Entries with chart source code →
============

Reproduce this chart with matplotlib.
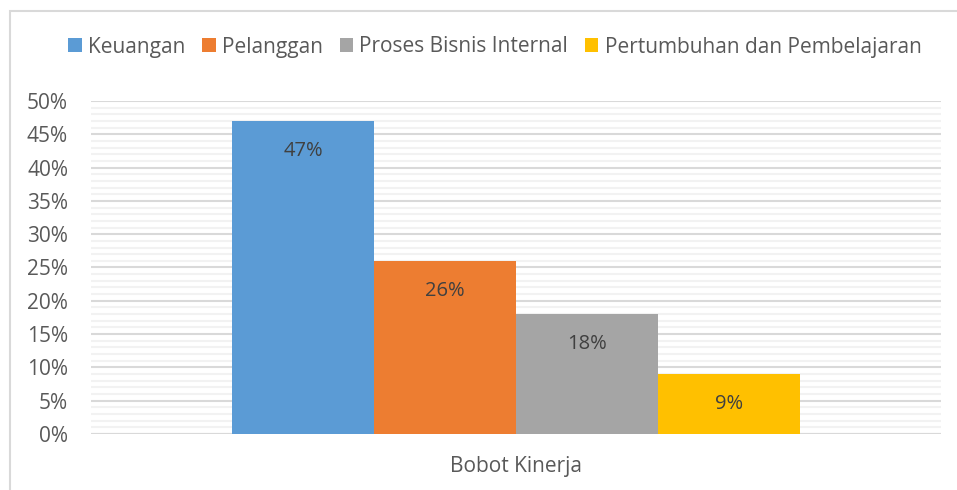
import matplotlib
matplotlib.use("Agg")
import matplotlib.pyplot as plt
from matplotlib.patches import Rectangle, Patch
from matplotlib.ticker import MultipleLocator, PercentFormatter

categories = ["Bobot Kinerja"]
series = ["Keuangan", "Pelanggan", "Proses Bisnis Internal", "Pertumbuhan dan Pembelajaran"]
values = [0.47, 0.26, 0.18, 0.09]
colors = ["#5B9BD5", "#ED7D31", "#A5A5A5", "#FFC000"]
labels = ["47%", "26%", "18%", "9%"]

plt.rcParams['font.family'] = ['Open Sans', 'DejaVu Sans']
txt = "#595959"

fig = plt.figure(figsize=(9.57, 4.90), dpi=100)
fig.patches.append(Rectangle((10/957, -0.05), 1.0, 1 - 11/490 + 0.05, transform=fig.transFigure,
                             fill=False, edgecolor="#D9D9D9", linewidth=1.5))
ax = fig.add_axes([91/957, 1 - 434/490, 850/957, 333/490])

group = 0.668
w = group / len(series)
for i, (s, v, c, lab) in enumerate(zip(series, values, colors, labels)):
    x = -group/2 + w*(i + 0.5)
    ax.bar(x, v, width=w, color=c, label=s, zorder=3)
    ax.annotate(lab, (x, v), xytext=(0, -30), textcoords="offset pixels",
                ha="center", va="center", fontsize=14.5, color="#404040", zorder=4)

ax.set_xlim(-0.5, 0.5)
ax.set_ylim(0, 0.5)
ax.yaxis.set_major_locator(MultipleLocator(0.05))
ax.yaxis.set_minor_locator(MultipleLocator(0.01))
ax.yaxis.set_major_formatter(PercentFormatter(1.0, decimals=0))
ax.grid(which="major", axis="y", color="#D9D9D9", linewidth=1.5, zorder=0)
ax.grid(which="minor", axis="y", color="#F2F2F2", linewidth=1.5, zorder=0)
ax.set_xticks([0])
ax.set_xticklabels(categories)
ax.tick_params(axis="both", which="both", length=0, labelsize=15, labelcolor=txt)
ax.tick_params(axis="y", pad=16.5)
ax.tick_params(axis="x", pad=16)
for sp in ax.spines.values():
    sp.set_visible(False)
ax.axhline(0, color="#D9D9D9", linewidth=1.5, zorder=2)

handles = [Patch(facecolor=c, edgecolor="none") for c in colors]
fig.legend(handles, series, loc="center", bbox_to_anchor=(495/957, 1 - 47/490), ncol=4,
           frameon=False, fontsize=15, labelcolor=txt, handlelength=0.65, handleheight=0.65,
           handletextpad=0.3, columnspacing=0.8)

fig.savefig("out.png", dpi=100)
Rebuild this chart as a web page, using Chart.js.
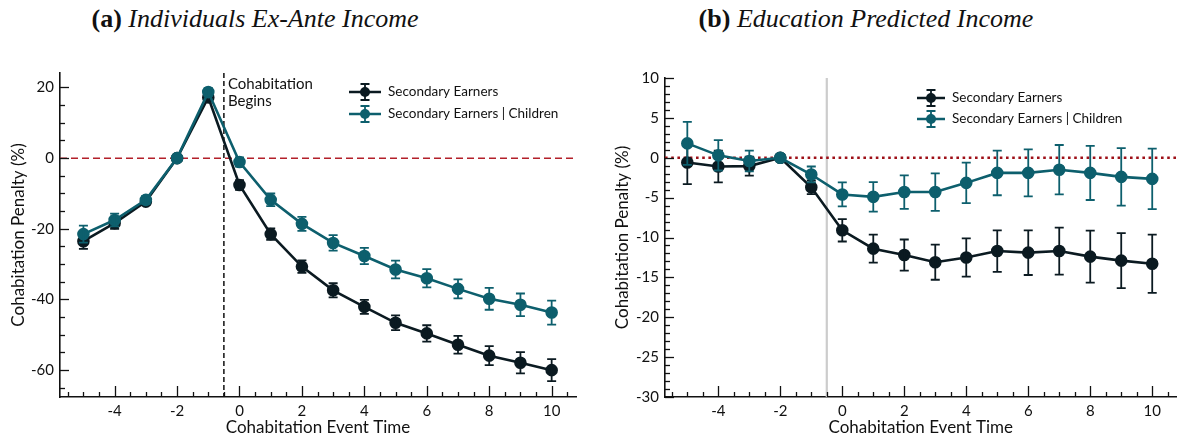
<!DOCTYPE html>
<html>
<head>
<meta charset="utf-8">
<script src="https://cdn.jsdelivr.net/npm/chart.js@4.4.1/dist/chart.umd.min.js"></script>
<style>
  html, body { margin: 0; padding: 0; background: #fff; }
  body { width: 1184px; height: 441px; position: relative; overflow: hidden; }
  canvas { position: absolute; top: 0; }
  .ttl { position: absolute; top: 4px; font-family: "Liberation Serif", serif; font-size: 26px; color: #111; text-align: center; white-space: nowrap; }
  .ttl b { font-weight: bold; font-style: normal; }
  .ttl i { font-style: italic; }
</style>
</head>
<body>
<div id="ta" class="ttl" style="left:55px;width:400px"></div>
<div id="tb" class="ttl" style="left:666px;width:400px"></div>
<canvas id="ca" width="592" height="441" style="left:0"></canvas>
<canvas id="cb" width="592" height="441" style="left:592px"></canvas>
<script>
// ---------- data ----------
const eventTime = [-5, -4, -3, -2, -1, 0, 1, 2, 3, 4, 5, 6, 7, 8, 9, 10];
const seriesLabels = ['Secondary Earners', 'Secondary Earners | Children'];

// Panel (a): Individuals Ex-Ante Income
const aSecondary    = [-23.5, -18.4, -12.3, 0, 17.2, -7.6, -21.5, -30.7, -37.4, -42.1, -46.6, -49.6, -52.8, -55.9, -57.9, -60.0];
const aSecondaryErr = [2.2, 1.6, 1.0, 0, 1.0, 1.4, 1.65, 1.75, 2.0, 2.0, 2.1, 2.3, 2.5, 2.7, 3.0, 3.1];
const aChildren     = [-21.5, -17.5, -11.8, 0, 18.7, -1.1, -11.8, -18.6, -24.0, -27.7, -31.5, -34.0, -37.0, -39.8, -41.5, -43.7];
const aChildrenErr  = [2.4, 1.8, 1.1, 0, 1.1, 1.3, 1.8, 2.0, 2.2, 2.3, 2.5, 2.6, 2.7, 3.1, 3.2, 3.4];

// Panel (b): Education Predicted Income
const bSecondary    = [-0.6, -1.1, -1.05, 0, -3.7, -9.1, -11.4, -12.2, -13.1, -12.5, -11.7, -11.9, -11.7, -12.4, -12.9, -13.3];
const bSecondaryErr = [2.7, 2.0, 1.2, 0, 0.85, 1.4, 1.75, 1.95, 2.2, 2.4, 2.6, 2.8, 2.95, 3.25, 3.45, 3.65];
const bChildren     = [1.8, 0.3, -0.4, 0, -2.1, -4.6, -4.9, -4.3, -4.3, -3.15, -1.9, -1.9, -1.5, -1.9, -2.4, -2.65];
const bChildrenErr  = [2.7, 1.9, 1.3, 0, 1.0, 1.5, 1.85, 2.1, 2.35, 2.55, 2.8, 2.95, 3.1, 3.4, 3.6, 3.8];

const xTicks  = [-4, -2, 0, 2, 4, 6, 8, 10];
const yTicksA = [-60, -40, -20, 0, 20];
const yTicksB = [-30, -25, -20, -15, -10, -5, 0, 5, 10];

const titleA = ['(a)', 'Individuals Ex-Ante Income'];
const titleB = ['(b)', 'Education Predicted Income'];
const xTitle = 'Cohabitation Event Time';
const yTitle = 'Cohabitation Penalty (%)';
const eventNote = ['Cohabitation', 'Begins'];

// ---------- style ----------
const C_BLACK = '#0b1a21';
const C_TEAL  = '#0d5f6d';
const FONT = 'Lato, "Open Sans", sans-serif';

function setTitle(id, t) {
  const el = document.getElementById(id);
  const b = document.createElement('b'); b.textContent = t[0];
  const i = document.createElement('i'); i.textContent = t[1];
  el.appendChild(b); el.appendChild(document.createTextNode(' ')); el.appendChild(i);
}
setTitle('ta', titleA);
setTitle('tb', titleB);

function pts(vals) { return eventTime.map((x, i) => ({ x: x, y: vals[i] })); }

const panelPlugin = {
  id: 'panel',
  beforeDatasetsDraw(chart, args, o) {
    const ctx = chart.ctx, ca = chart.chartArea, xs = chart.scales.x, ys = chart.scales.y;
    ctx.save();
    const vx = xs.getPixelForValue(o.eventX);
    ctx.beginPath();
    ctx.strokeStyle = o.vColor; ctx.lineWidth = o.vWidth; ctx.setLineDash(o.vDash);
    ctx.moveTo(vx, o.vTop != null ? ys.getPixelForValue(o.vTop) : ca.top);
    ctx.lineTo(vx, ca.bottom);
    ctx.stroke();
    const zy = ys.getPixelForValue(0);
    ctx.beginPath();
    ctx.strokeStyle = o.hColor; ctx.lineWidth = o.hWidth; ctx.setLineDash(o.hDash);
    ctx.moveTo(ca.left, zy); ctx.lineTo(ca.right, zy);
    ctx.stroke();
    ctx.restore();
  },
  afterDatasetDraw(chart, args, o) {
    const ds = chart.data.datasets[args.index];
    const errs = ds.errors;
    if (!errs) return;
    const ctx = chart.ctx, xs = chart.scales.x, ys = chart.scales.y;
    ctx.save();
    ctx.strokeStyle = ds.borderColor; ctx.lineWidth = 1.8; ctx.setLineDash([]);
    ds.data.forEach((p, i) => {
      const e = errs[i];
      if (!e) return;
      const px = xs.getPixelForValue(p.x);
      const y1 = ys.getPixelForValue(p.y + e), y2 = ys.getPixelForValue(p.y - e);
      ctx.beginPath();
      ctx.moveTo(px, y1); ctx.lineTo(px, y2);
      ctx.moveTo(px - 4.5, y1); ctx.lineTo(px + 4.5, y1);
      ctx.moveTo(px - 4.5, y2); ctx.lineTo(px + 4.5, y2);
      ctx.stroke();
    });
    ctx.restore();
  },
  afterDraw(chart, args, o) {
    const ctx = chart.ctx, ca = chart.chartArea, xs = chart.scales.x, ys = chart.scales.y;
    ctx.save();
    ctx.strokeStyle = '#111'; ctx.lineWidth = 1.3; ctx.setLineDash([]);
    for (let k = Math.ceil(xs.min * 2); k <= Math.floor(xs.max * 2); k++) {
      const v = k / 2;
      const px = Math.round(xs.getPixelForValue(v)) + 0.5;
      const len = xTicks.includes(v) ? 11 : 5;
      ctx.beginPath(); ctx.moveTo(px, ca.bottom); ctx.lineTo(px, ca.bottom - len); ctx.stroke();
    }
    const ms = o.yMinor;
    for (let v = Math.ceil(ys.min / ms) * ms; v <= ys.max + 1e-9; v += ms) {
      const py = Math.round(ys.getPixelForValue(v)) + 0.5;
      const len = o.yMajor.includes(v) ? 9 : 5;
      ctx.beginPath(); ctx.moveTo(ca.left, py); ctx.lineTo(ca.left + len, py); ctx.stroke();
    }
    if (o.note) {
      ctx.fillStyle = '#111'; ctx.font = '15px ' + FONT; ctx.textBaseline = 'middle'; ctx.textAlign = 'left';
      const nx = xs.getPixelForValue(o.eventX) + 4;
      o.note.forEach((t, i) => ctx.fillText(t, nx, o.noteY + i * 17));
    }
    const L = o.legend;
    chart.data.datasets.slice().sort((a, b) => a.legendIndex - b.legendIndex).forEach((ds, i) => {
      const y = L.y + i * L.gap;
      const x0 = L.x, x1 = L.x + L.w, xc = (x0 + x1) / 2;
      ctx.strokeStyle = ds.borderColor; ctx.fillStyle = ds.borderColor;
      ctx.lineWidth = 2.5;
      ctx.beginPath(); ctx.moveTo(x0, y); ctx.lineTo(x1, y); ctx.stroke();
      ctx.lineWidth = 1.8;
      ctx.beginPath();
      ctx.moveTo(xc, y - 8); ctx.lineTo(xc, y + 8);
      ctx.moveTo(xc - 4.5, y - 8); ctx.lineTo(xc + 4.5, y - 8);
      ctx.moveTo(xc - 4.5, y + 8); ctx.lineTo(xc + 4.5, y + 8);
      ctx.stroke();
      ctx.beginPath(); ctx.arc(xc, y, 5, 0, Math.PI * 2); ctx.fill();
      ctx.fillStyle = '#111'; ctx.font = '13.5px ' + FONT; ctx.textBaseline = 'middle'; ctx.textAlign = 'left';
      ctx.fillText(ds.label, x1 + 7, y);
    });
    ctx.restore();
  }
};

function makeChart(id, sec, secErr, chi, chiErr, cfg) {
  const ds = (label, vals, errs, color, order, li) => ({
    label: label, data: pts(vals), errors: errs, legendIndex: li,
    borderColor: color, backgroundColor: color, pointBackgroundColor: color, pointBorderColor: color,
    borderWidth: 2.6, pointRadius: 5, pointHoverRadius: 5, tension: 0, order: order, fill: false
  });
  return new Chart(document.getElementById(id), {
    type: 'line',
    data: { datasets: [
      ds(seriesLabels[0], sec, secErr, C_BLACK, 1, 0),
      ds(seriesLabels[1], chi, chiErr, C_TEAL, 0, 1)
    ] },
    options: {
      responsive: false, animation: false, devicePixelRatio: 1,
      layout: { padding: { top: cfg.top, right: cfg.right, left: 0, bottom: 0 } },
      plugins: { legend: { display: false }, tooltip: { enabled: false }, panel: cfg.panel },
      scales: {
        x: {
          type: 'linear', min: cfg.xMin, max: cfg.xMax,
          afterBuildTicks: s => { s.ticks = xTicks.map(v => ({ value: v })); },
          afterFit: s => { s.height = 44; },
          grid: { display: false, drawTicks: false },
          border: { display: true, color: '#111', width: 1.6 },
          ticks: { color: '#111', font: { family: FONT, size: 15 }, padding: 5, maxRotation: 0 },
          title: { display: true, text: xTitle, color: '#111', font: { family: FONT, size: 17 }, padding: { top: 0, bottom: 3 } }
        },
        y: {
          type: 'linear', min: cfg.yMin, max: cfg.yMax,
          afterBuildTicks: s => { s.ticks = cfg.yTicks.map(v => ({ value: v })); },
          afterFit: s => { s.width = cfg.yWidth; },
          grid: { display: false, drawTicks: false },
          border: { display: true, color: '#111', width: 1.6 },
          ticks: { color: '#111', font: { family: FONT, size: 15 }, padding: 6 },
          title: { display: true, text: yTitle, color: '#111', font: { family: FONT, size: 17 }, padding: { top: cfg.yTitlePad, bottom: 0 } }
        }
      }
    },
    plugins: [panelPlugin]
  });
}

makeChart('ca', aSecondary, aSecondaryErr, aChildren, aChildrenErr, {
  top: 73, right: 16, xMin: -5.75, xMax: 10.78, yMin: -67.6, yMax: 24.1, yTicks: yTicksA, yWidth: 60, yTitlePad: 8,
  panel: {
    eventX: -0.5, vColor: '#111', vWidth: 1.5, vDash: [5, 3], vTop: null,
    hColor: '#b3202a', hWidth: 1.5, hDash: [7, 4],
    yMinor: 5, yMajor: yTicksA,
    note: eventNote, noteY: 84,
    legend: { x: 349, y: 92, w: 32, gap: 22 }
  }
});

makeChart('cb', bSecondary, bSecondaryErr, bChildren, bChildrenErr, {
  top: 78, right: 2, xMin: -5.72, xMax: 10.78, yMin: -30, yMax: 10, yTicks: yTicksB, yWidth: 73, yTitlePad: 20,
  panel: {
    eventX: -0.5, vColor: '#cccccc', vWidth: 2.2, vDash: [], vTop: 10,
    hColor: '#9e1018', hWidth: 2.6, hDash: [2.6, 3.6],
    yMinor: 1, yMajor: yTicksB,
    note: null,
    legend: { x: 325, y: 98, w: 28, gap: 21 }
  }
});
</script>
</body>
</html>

============

Required work → Quote the lines above exactly, starting with the one that has "Rebuild this chart" and ending with the one that has "const seriesLabels = ['Secondary"; drop the pictures and include nothing else.

Task output →
Rebuild this chart as a web page, using Chart.js.
<!DOCTYPE html>
<html>
<head>
<meta charset="utf-8">
<script src="https://cdn.jsdelivr.net/npm/chart.js@4.4.1/dist/chart.umd.min.js"></script>
<style>
  html, body { margin: 0; padding: 0; background: #fff; }
  body { width: 1184px; height: 441px; position: relative; overflow: hidden; }
  canvas { position: absolute; top: 0; }
  .ttl { position: absolute; top: 4px; font-family: "Liberation Serif", serif; font-size: 26px; color: #111; text-align: center; white-space: nowrap; }
  .ttl b { font-weight: bold; font-style: normal; }
  .ttl i { font-style: italic; }
</style>
</head>
<body>
<div id="ta" class="ttl" style="left:55px;width:400px"></div>
<div id="tb" class="ttl" style="left:666px;width:400px"></div>
<canvas id="ca" width="592" height="441" style="left:0"></canvas>
<canvas id="cb" width="592" height="441" style="left:592px"></canvas>
<script>
// ---------- data ----------
const eventTime = [-5, -4, -3, -2, -1, 0, 1, 2, 3, 4, 5, 6, 7, 8, 9, 10];
const seriesLabels = ['Secondary Earners', 'Secondary Earners | Children'];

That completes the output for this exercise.